## DATASET EXTRACT

[START]

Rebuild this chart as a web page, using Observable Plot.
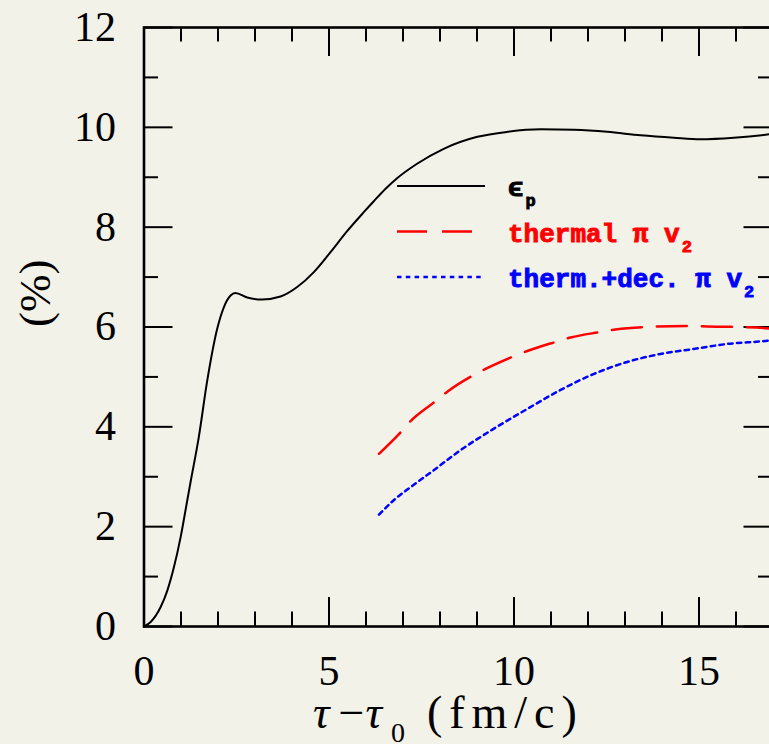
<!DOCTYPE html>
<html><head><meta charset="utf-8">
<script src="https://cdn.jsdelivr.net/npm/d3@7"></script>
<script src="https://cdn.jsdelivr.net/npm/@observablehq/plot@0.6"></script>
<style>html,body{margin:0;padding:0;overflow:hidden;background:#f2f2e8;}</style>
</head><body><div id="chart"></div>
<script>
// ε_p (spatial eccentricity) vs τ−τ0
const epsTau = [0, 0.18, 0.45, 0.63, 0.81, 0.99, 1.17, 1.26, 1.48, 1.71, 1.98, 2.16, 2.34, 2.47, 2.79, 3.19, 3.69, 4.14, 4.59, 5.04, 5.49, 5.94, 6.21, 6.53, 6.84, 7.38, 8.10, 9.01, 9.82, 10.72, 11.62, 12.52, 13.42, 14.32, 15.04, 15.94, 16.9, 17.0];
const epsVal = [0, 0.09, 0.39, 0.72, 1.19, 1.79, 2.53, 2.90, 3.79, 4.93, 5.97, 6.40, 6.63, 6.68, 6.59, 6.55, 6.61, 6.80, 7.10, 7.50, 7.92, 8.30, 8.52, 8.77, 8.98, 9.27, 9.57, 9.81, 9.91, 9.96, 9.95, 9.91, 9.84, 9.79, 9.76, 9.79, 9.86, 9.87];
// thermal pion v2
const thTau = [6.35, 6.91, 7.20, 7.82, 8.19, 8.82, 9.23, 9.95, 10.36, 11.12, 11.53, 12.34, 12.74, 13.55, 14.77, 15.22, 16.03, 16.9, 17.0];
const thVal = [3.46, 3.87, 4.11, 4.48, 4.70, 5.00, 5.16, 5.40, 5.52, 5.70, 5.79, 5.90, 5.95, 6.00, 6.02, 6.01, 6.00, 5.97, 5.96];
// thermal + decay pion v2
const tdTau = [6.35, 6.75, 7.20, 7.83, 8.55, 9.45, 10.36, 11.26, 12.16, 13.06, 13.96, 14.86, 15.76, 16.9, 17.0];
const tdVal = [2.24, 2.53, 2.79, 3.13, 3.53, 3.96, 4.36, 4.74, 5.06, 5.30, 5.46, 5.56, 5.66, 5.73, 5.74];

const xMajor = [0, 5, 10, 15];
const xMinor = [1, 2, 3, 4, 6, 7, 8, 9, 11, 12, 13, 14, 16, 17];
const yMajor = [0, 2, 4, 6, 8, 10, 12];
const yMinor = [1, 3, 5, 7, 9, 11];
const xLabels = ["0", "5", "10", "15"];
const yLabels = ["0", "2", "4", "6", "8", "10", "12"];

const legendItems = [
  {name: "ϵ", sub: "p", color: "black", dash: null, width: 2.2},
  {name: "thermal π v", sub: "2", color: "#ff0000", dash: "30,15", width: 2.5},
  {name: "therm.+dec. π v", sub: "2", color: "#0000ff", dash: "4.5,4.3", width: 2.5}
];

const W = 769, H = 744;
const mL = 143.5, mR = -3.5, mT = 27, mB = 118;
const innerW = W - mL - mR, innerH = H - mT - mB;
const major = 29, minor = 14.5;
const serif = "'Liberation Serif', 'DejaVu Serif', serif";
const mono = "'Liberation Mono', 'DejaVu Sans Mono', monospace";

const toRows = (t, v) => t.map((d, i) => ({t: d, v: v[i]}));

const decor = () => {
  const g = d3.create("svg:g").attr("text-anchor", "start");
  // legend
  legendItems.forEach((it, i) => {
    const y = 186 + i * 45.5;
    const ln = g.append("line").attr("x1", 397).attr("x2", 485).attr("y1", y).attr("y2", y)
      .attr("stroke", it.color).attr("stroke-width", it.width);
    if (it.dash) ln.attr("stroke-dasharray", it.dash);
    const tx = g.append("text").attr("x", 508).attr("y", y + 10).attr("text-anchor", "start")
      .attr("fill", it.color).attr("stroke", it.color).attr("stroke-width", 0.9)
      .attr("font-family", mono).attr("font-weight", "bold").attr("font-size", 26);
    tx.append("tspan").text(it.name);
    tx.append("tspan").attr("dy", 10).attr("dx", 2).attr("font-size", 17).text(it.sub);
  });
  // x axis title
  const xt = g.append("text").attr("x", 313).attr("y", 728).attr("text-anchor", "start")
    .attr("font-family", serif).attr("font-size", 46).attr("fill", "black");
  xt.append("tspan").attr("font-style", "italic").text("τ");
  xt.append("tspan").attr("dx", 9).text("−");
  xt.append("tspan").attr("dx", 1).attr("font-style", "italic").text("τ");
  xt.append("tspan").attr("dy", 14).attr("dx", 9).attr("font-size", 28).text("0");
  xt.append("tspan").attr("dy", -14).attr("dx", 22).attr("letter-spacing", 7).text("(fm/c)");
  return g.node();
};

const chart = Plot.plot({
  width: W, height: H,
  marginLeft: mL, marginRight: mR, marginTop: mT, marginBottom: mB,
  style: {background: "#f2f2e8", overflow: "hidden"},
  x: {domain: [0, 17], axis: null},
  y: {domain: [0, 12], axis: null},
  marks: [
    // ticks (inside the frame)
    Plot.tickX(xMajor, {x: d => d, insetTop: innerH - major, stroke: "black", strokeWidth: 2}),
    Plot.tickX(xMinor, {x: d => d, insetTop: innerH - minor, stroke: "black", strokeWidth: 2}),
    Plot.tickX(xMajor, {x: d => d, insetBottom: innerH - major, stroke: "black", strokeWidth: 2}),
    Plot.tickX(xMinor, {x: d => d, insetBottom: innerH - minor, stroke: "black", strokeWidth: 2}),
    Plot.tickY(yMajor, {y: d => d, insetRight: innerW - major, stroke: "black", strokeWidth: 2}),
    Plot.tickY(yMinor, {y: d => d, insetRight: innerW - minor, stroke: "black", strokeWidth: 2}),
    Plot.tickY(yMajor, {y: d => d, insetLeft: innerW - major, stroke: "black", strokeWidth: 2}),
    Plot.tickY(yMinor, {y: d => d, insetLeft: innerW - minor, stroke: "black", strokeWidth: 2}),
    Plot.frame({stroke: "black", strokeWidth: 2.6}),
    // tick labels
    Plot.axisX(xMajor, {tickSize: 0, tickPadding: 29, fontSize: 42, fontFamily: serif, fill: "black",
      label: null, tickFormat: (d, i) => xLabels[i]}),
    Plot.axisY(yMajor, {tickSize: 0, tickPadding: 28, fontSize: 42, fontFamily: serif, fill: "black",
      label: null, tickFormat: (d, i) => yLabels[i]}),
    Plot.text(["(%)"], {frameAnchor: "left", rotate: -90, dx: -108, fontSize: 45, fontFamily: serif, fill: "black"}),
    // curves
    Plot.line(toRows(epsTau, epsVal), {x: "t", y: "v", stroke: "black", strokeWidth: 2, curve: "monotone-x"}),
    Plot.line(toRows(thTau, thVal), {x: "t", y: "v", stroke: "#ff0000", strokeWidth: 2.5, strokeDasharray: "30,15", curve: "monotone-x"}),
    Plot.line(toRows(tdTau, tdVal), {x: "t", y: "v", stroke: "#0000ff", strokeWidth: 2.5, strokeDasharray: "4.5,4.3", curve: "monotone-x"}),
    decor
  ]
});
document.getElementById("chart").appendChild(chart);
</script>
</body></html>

[END]

## OBJECTIVE
Restate the data word for word from its first line through the line with "5.66, 5.73, 5.74];", leaving out any picture along the way.

## EXERCISE ANSWER
Rebuild this chart as a web page, using Observable Plot.
<!DOCTYPE html>
<html><head><meta charset="utf-8">
<script src="https://cdn.jsdelivr.net/npm/d3@7"></script>
<script src="https://cdn.jsdelivr.net/npm/@observablehq/plot@0.6"></script>
<style>html,body{margin:0;padding:0;overflow:hidden;background:#f2f2e8;}</style>
</head><body><div id="chart"></div>
<script>
// ε_p (spatial eccentricity) vs τ−τ0
const epsTau = [0, 0.18, 0.45, 0.63, 0.81, 0.99, 1.17, 1.26, 1.48, 1.71, 1.98, 2.16, 2.34, 2.47, 2.79, 3.19, 3.69, 4.14, 4.59, 5.04, 5.49, 5.94, 6.21, 6.53, 6.84, 7.38, 8.10, 9.01, 9.82, 10.72, 11.62, 12.52, 13.42, 14.32, 15.04, 15.94, 16.9, 17.0];
const epsVal = [0, 0.09, 0.39, 0.72, 1.19, 1.79, 2.53, 2.90, 3.79, 4.93, 5.97, 6.40, 6.63, 6.68, 6.59, 6.55, 6.61, 6.80, 7.10, 7.50, 7.92, 8.30, 8.52, 8.77, 8.98, 9.27, 9.57, 9.81, 9.91, 9.96, 9.95, 9.91, 9.84, 9.79, 9.76, 9.79, 9.86, 9.87];
// thermal pion v2
const thTau = [6.35, 6.91, 7.20, 7.82, 8.19, 8.82, 9.23, 9.95, 10.36, 11.12, 11.53, 12.34, 12.74, 13.55, 14.77, 15.22, 16.03, 16.9, 17.0];
const thVal = [3.46, 3.87, 4.11, 4.48, 4.70, 5.00, 5.16, 5.40, 5.52, 5.70, 5.79, 5.90, 5.95, 6.00, 6.02, 6.01, 6.00, 5.97, 5.96];
// thermal + decay pion v2
const tdTau = [6.35, 6.75, 7.20, 7.83, 8.55, 9.45, 10.36, 11.26, 12.16, 13.06, 13.96, 14.86, 15.76, 16.9, 17.0];
const tdVal = [2.24, 2.53, 2.79, 3.13, 3.53, 3.96, 4.36, 4.74, 5.06, 5.30, 5.46, 5.56, 5.66, 5.73, 5.74];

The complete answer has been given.